* [INSTRUCTIONS TO FOLLOW] Gather, from the data below, each line in which the word "this" occurs.

[Start DATASET EXCERPTS]

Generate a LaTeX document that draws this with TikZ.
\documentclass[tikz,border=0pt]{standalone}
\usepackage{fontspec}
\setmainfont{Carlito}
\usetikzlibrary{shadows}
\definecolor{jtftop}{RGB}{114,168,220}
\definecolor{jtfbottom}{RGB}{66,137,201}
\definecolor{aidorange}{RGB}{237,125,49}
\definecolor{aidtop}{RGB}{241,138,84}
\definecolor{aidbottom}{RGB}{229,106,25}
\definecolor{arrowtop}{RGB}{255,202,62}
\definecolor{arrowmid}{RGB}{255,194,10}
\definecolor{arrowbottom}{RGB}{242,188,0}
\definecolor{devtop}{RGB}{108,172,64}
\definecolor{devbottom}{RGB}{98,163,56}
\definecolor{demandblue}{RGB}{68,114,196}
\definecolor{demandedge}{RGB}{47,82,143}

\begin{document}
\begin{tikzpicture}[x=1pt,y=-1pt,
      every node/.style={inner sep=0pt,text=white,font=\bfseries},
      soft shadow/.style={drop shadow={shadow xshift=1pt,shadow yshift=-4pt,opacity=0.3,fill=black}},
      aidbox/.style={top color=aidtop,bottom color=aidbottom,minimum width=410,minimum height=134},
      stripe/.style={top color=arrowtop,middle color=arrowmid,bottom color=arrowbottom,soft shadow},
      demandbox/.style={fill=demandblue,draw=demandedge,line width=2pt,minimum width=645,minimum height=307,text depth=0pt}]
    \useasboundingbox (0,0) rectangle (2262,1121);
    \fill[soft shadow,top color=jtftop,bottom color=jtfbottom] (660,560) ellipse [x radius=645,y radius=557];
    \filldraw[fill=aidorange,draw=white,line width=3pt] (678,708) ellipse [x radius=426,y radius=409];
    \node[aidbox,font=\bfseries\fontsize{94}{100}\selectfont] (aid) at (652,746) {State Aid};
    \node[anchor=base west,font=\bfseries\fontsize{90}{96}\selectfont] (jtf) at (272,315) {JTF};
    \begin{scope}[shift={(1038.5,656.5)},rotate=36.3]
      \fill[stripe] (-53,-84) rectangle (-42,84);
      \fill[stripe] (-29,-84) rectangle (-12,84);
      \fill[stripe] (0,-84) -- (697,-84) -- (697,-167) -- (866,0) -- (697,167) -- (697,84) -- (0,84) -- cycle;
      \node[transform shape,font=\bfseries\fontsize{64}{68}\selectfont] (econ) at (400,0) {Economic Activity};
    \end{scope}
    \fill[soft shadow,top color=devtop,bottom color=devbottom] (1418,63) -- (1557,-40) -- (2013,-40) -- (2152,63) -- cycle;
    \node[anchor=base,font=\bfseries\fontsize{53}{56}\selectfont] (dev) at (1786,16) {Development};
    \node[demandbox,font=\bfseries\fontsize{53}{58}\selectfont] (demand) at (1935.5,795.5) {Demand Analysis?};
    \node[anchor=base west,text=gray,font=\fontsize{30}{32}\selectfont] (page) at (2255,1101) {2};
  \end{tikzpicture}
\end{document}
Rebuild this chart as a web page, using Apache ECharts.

[End DATASET EXCERPTS]

* [WRITTEN REPLY]
Generate a LaTeX document that draws this with TikZ.
Rebuild this chart as a web page, using Apache ECharts.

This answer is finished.